• STATED PROBLEM: Below is some material; set it all down exactly, apart from the pictures.

• MATERIAL PROVIDED:
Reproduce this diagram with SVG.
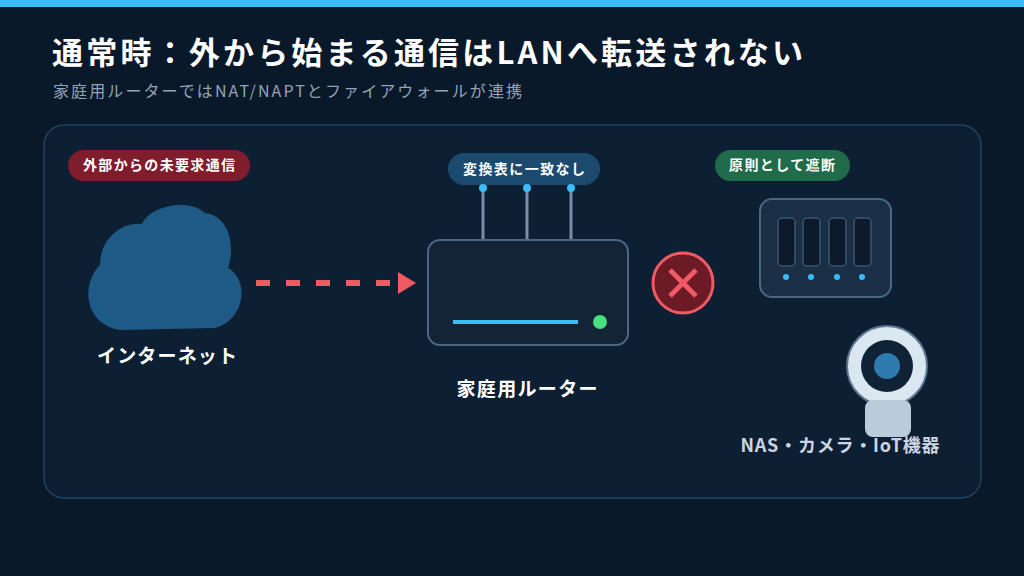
<svg xmlns="http://www.w3.org/2000/svg" width="1024" height="576" viewBox="0 0 1024 576">
<style>
text{font-family:"Noto Sans CJK JP","Noto Sans",sans-serif;font-weight:bold}
.pill{fill:#fff;font-size:14px;text-anchor:middle}
.lbl{fill:#fff;font-size:19px;text-anchor:middle}
.ant{stroke:#7a8fa5;stroke-width:3}
.dot{fill:#38bdf8}
.slot{fill:#0c1a2b;stroke:#3b5570;stroke-width:1.5}
</style>
<rect width="1024" height="576" fill="#0a1929"/>
<rect width="1024" height="7" fill="#38bdf8"/>
<text x="52" y="64" fill="#fff" font-size="31" textLength="751" lengthAdjust="spacing">通常時：外から始まる通信はLANへ転送されない</text>
<text x="53" y="97" fill="#94a3b8" font-size="16" style="font-weight:normal" textLength="469" lengthAdjust="spacing">家庭用ルーターではNAT/NAPTとファイアウォールが連携</text>
<rect x="44" y="125" width="937" height="373" rx="20" fill="#0d1f33" stroke="#23415c" stroke-width="1.5"/>
<g id="connectors">
<line x1="256" y1="283" x2="398" y2="283" stroke="#f05a64" stroke-width="6" stroke-dasharray="14 16"/>
<polygon points="398,272 416,283 398,294" fill="#f05a64"/>
</g>
<g id="internet">
<path d="M100,265 C100,240 120,222 142,224 C150,205 190,198 205,213 C228,215 236,245 228,268 C250,280 245,320 215,328 L120,330 C85,325 80,285 100,265 Z" fill="#1e5a85"/>
<rect x="68" y="150" width="182" height="31" rx="15.5" fill="#7f1d2d"/>
<text class="pill" x="159" y="170" textLength="152" lengthAdjust="spacing">外部からの未要求通信</text>
<text class="lbl" x="167" y="363" textLength="140" lengthAdjust="spacing">インターネット</text>
</g>
<g id="router">
<line class="ant" x1="483" y1="188" x2="483" y2="240"/>
<line class="ant" x1="527" y1="188" x2="527" y2="240"/>
<line class="ant" x1="571" y1="188" x2="571" y2="240"/>
<rect x="448" y="153" width="152" height="32" rx="16" fill="#1b4a6e"/>
<text class="pill" x="524" y="174" textLength="122" lengthAdjust="spacing">変換表に一致なし</text>
<circle class="dot" cx="483" cy="188" r="4"/><circle class="dot" cx="527" cy="188" r="4"/><circle class="dot" cx="571" cy="188" r="4"/>
<rect x="428" y="240" width="200" height="105" rx="12" fill="#132437" stroke="#4b6782" stroke-width="2"/>
<line x1="453" y1="322" x2="578" y2="322" stroke="#38bdf8" stroke-width="4"/>
<circle cx="600" cy="322" r="7" fill="#4ade80"/>
<text class="lbl" x="527" y="396" textLength="141" lengthAdjust="spacing">家庭用ルーター</text>
</g>
<g id="block">
<circle cx="683" cy="283" r="30" fill="#6b1a26" stroke="#f05a64" stroke-width="3"/>
<path d="M670,270 L696,296 M696,270 L670,296" stroke="#f05a64" stroke-width="5"/>
</g>
<g id="devices">
<rect x="715" y="150" width="135" height="31" rx="15.5" fill="#1f6b4a"/>
<text class="pill" x="782" y="170" textLength="106" lengthAdjust="spacing">原則として遮断</text>
<rect x="760" y="199" width="131" height="98" rx="12" fill="#1a2f45" stroke="#4b6782" stroke-width="2"/>
<rect class="slot" x="778" y="218" width="17" height="48" rx="4"/>
<rect class="slot" x="803" y="218" width="17" height="48" rx="4"/>
<rect class="slot" x="829" y="218" width="17" height="48" rx="4"/>
<rect class="slot" x="854" y="218" width="17" height="48" rx="4"/>
<circle class="dot" cx="786" cy="277" r="3"/><circle class="dot" cx="811" cy="277" r="3"/><circle class="dot" cx="837" cy="277" r="3"/><circle class="dot" cx="862" cy="277" r="3"/>
<circle cx="887" cy="366" r="40" fill="#dbe7f0" stroke="#5c7590" stroke-width="2"/>
<circle cx="887" cy="366" r="26" fill="#0f2236"/>
<circle cx="887" cy="366" r="13" fill="#2e7bb0"/>
<rect x="865" y="400" width="46" height="37" rx="8" fill="#b9ccd9"/>
<text x="840" y="452" fill="#cbd5e1" font-size="18" text-anchor="middle" textLength="199" lengthAdjust="spacing">NAS・カメラ・IoT機器</text>
</g>
</svg>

• FULL SOLUTION:
Reproduce this diagram with SVG.
<svg xmlns="http://www.w3.org/2000/svg" width="1024" height="576" viewBox="0 0 1024 576">
<style>
text{font-family:"Noto Sans CJK JP","Noto Sans",sans-serif;font-weight:bold}
.pill{fill:#fff;font-size:14px;text-anchor:middle}
.lbl{fill:#fff;font-size:19px;text-anchor:middle}
.ant{stroke:#7a8fa5;stroke-width:3}
.dot{fill:#38bdf8}
.slot{fill:#0c1a2b;stroke:#3b5570;stroke-width:1.5}
</style>
<rect width="1024" height="576" fill="#0a1929"/>
<rect width="1024" height="7" fill="#38bdf8"/>
<text x="52" y="64" fill="#fff" font-size="31" textLength="751" lengthAdjust="spacing">通常時：外から始まる通信はLANへ転送されない</text>
<text x="53" y="97" fill="#94a3b8" font-size="16" style="font-weight:normal" textLength="469" lengthAdjust="spacing">家庭用ルーターではNAT/NAPTとファイアウォールが連携</text>
<rect x="44" y="125" width="937" height="373" rx="20" fill="#0d1f33" stroke="#23415c" stroke-width="1.5"/>
<g id="connectors">
<line x1="256" y1="283" x2="398" y2="283" stroke="#f05a64" stroke-width="6" stroke-dasharray="14 16"/>
<polygon points="398,272 416,283 398,294" fill="#f05a64"/>
</g>
<g id="internet">
<path d="M100,265 C100,240 120,222 142,224 C150,205 190,198 205,213 C228,215 236,245 228,268 C250,280 245,320 215,328 L120,330 C85,325 80,285 100,265 Z" fill="#1e5a85"/>
<rect x="68" y="150" width="182" height="31" rx="15.5" fill="#7f1d2d"/>
<text class="pill" x="159" y="170" textLength="152" lengthAdjust="spacing">外部からの未要求通信</text>
<text class="lbl" x="167" y="363" textLength="140" lengthAdjust="spacing">インターネット</text>
</g>
<g id="router">
<line class="ant" x1="483" y1="188" x2="483" y2="240"/>
<line class="ant" x1="527" y1="188" x2="527" y2="240"/>
<line class="ant" x1="571" y1="188" x2="571" y2="240"/>
<rect x="448" y="153" width="152" height="32" rx="16" fill="#1b4a6e"/>
<text class="pill" x="524" y="174" textLength="122" lengthAdjust="spacing">変換表に一致なし</text>
<circle class="dot" cx="483" cy="188" r="4"/><circle class="dot" cx="527" cy="188" r="4"/><circle class="dot" cx="571" cy="188" r="4"/>
<rect x="428" y="240" width="200" height="105" rx="12" fill="#132437" stroke="#4b6782" stroke-width="2"/>
<line x1="453" y1="322" x2="578" y2="322" stroke="#38bdf8" stroke-width="4"/>
<circle cx="600" cy="322" r="7" fill="#4ade80"/>
<text class="lbl" x="527" y="396" textLength="141" lengthAdjust="spacing">家庭用ルーター</text>
</g>
<g id="block">
<circle cx="683" cy="283" r="30" fill="#6b1a26" stroke="#f05a64" stroke-width="3"/>
<path d="M670,270 L696,296 M696,270 L670,296" stroke="#f05a64" stroke-width="5"/>
</g>
<g id="devices">
<rect x="715" y="150" width="135" height="31" rx="15.5" fill="#1f6b4a"/>
<text class="pill" x="782" y="170" textLength="106" lengthAdjust="spacing">原則として遮断</text>
<rect x="760" y="199" width="131" height="98" rx="12" fill="#1a2f45" stroke="#4b6782" stroke-width="2"/>
<rect class="slot" x="778" y="218" width="17" height="48" rx="4"/>
<rect class="slot" x="803" y="218" width="17" height="48" rx="4"/>
<rect class="slot" x="829" y="218" width="17" height="48" rx="4"/>
<rect class="slot" x="854" y="218" width="17" height="48" rx="4"/>
<circle class="dot" cx="786" cy="277" r="3"/><circle class="dot" cx="811" cy="277" r="3"/><circle class="dot" cx="837" cy="277" r="3"/><circle class="dot" cx="862" cy="277" r="3"/>
<circle cx="887" cy="366" r="40" fill="#dbe7f0" stroke="#5c7590" stroke-width="2"/>
<circle cx="887" cy="366" r="26" fill="#0f2236"/>
<circle cx="887" cy="366" r="13" fill="#2e7bb0"/>
<rect x="865" y="400" width="46" height="37" rx="8" fill="#b9ccd9"/>
<text x="840" y="452" fill="#cbd5e1" font-size="18" text-anchor="middle" textLength="199" lengthAdjust="spacing">NAS・カメラ・IoT機器</text>
</g>
</svg>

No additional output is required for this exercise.